1. **`FileNotFoundError`**:
* *Fix:* Check the spelling of the filename or use the absolute path (e.g., `C:/Data/file.csv`).


2. **`ModuleNotFoundError: No module named...`**:
* *Fix:* You haven't installed the library. Run `pip install mysql-connector-python`.


3. **Unwanted Index Column**:
* *Issue:* Your CSV/SQL table has an extra column with 0, 1, 2...
* *Fix:* You forgot to write `index=False` inside `to_csv` or `to_sql`.


4. **`InterfaceError`**:
* *Fix:* Wrong username, password, or database name in the connection string.



---

## 6. 🎯 Exam-Oriented Short Notes (Cheat Sheet)

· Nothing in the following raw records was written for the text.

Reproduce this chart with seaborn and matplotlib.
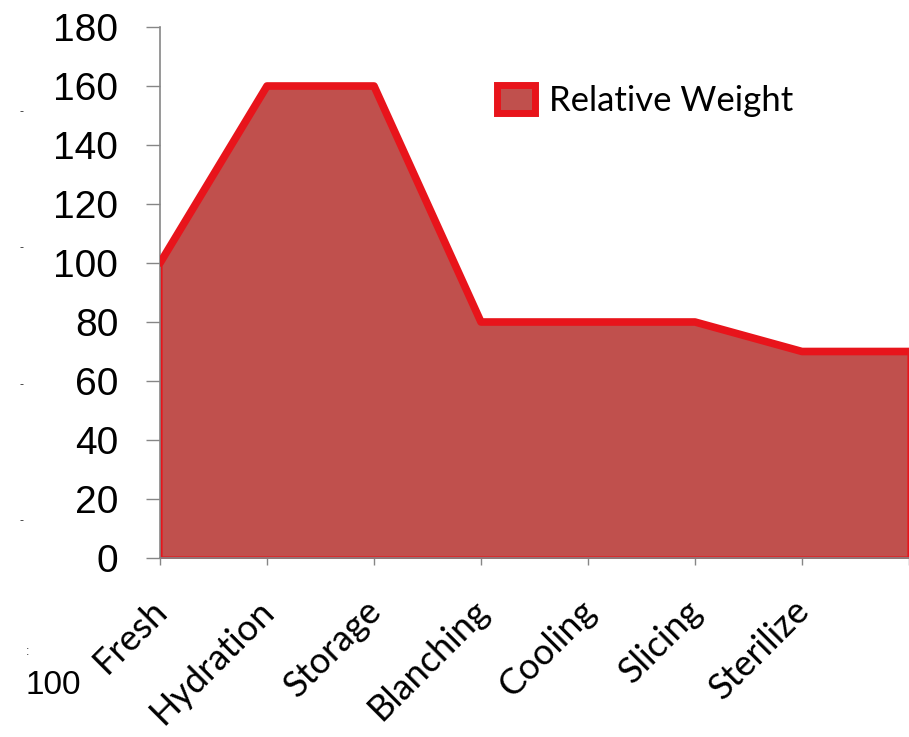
import matplotlib
matplotlib.use("Agg")
import matplotlib.pyplot as plt
import matplotlib.transforms as mtransforms
from matplotlib.patches import Patch
import seaborn as sns
import pandas as pd

# process steps (last point has no label, it sits on the right edge)
steps = ["Fresh", "Hydration", "Storage", "Blanching", "Cooling", "Slicing", "Sterilize", ""]
weights = [100, 160, 160, 80, 80, 80, 70, 70]
y_ticks = [0, 20, 40, 60, 80, 100, 120, 140, 160, 180]
series_name = "Relative Weight"

fill_color = "#C0504D"
edge_color = "#E8141B"
axis_gray = "#868686"

sns.set_theme(style="white")
plt.rcParams["font.family"] = ["Liberation Sans", "DejaVu Sans"]
plt.rcParams["text.color"] = "black"

df = pd.DataFrame({"pos": range(len(steps)), "step": steps, "weight": weights})

fig = plt.figure(figsize=(9.09, 7.37), dpi=100)
ax = fig.add_axes([160 / 909, 1 - 558 / 737, 1 - 160 / 909, (558 - 27) / 737])

# area + thick outline
ax.fill_between(df["pos"], df["weight"], 0, facecolor=fill_color,
                edgecolor=edge_color, linewidth=3, zorder=2)
sns.lineplot(data=df, x="pos", y="weight", color=edge_color, linewidth=5.5,
             ax=ax, zorder=3)

ax.set_xlim(0, len(steps) - 1)
ax.set_ylim(0, 180)
ax.set_xlabel("")
ax.set_ylabel("")

for s in ["top", "right"]:
    ax.spines[s].set_visible(False)
ax.spines["left"].set_color(axis_gray)
ax.spines["bottom"].set_color(axis_gray)
ax.spines["left"].set_linewidth(1.2)

ax.set_yticks(y_ticks)
ax.tick_params(axis="y", length=10, width=1, color=axis_gray, pad=20,
               labelsize=28, labelcolor="black", left=True)
ax.set_xticks(df["pos"])
ax.set_xticklabels(df["step"])
ax.tick_params(axis="x", length=5, width=1, color=axis_gray, pad=29,
               bottom=True, labelcolor="black")

offset = mtransforms.ScaledTranslation(2 / 100, 0, fig.dpi_scale_trans)
for lab in ax.get_xticklabels():
    lab.set_rotation(45)
    lab.set_ha("right")
    lab.set_va("center")
    lab.set_rotation_mode("anchor")
    lab.set_family(["Lato", "DejaVu Sans"])
    lab.set_fontsize(26)
    lab.set_transform(lab.get_transform() + offset)

handle = Patch(facecolor=fill_color, edgecolor=edge_color, linewidth=5,
               label=series_name)
leg = ax.legend(handles=[handle], loc="center left",
                bbox_to_anchor=(497 / 909, 1 - 101 / 737),
                bbox_transform=fig.transFigure,
                frameon=False, handlelength=1.1, handleheight=0.85,
                handletextpad=0.4, borderpad=0, borderaxespad=0,
                prop={"family": ["Lato", "DejaVu Sans"], "size": 25})
for t in leg.get_texts():
    t.set_color("black")

# stray marks on the left edge of the original picture
for yy in [112, 248, 385, 521]:
    fig.text(22 / 909, 1 - yy / 737, "-", fontsize=9, color="#333333",
             ha="center", va="center")
fig.text(28 / 909, 1 - 652 / 737, ":", fontsize=9, color="#333333",
         ha="center", va="center")
fig.text(53 / 909, 1 - 685 / 737, "100", fontsize=24, color="black",
         ha="center", va="center")

fig.savefig("out.png", dpi=100)
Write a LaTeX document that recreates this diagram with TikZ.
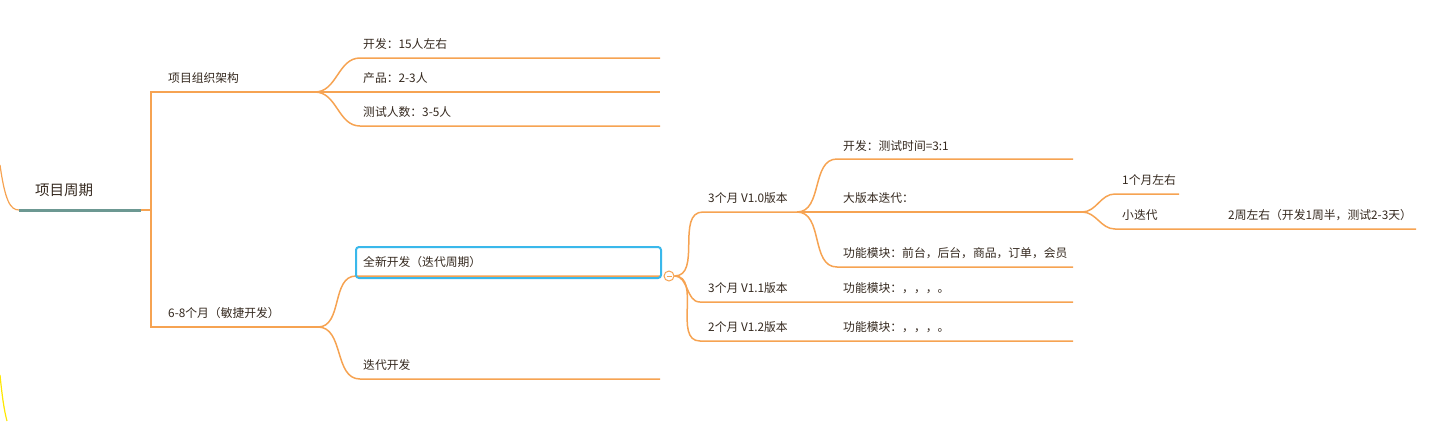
\documentclass[tikz,border=0pt]{standalone}
\usepackage{fontspec}
\newfontfamily\cjk{Noto Sans CJK SC}
\definecolor{orangeline}{RGB}{246,163,82}
\definecolor{boxblue}{RGB}{58,184,235}
\definecolor{rootteal}{RGB}{108,152,146}
\definecolor{txt}{RGB}{52,40,30}

\begin{document}
\begin{tikzpicture}[x=1pt, y=-1pt,
  topic/.style={anchor=base west, inner sep=0pt, text=txt,
    font=\cjk\fontsize{11.8}{14}\selectfont},
  link/.style={draw=orangeline, line width=1.5pt},
  curve/.style={link, out=0, in=180}]
  \useasboundingbox (0,0) rectangle (1439,421);

  % fragments of the branches beyond the left edge
  \draw[orangeline, line width=1.2pt] (0,165) .. controls (5,200) and (10,210) .. (19,210);
  \draw[yellow!90!orange, line width=1.2pt] (0,375) .. controls (2,395) and (4,410) .. (7,421);

  % root
  \node[topic, font=\cjk\fontsize{14.5}{17}\selectfont] (root) at (35,195.5) {项目周期};
  \coordinate (rootL) at (19,210);
  \coordinate (rootR) at (141,210);
  \coordinate (rootF) at (151,210);
  \draw[rootteal, line width=3pt] (rootL) -- (rootR);
  \draw[link] (rootR) -- (rootF);

  % level 1
  \node[topic] (org) at (168,82) {项目组织架构};
  \node[topic] (agile) at (168,317) {6-8个月（敏捷开发）};
  \coordinate (orgF) at (315,92);
  \coordinate (agileF) at (318,327);
  \draw[link] (orgF) -| (rootF) |- (agileF);

  % team
  \node[topic] (dev) at (363,48) {开发：15人左右};
  \node[topic] (prod) at (363,82) {产品：2-3人};
  \node[topic] (test) at (363,116) {测试人数：3-5人};
  \coordinate (devL) at (360,58);   \coordinate (devR) at (660,58);
  \coordinate (prodR) at (660,92);
  \coordinate (testL) at (360,126); \coordinate (testR) at (660,126);
  \draw[curve] (orgF) to (devL) -- (devR);
  \draw[link] (orgF) -- (prodR);
  \draw[curve] (orgF) to (testL) -- (testR);

  % agile
  \node[topic] (newdev) at (363,266) {全新开发（迭代周期）};
  \node[topic] (iter) at (363,369) {迭代开发};
  \coordinate (newdevL) at (356,276); \coordinate (newdevR) at (661,276);
  \coordinate (iterL) at (360,379);   \coordinate (iterR) at (660,379);
  \draw[curve] (agileF) to (newdevL) -- (newdevR);
  \draw[curve] (agileF) to (iterL) -- (iterR);
  \draw[boxblue, line width=2pt, rounded corners=3pt] (356,247) rectangle (661,278);
  \node[circle, draw=orangeline, fill=white, line width=1pt, minimum size=10pt,
    inner sep=0pt] (knob) at (669,276) {};
  \draw[orangeline, line width=0.8pt] ([xshift=-2.5pt]knob.center) -- ([xshift=2.5pt]knob.center);

  % versions
  \node[topic] (v10) at (708,202) {3个月 V1.0版本};
  \node[topic] (v11) at (708,292) {3个月 V1.1版本};
  \node[topic] (v12) at (708,331) {2个月 V1.2版本};
  \coordinate (v10L) at (703,212); \coordinate (v10F) at (797,212);
  \coordinate (v11L) at (700,302); \coordinate (v11R) at (1073,302);
  \coordinate (v12L) at (700,341); \coordinate (v12R) at (1073,341);
  \draw[curve] (knob.east) to (v10L) -- (v10F);
  \draw[curve] (knob.east) to (v11L) -- (v11R);
  \draw[curve] (knob.east) to (v12L) -- (v12R);
  \node[topic] (mod11) at (843,292) {功能模块：，，，。};
  \node[topic] (mod12) at (843,331) {功能模块：，，，。};

  % V1.0
  \node[topic] (ratio) at (843,150) {开发：测试时间=3:1};
  \node[topic] (big) at (843,202) {大版本迭代：};
  \node[topic] (mods) at (843,257) {功能模块：前台，后台，商品，订单，会员};
  \coordinate (ratioL) at (837,159); \coordinate (ratioR) at (1073,159);
  \coordinate (bigF) at (1082,212);
  \coordinate (modsL) at (837,267);  \coordinate (modsR) at (1073,267);
  \draw[curve] (v10F) to (ratioL) -- (ratioR);
  \draw[link] (v10F) -- (bigF);
  \draw[curve] (v10F) to (modsL) -- (modsR);

  % big iteration
  \node[topic] (month) at (1122,184) {1个月左右};
  \node[topic] (small) at (1122,219) {小迭代};
  \node[topic] (weeks) at (1228,219) {2周左右（开发1周半，测试2-3天）};
  \coordinate (monthL) at (1115,194); \coordinate (monthR) at (1179,194);
  \coordinate (smallL) at (1115,229); \coordinate (smallR) at (1416,229);
  \draw[curve] (bigF) to (monthL) -- (monthR);
  \draw[curve] (bigF) to (smallL) -- (smallR);
\end{tikzpicture}
\end{document}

* **`sep` argument:** Change this if your file uses tabs (`\t`) instead of commas.
* **`header=None`:** Mandatory if your CSV file does not have column titles.
* **`index=False`:** Always use this when saving data unless you specifically need the row numbers.
* **`if_exists='replace'`**: Be careful! This deletes the old SQL table and creates a new one. Use `'append'` to add data safely.
* **SQLAlchemy:** While `mysql.connector` is great for reading, `SQLAlchemy` is preferred for `to_sql` to handle data types automatically.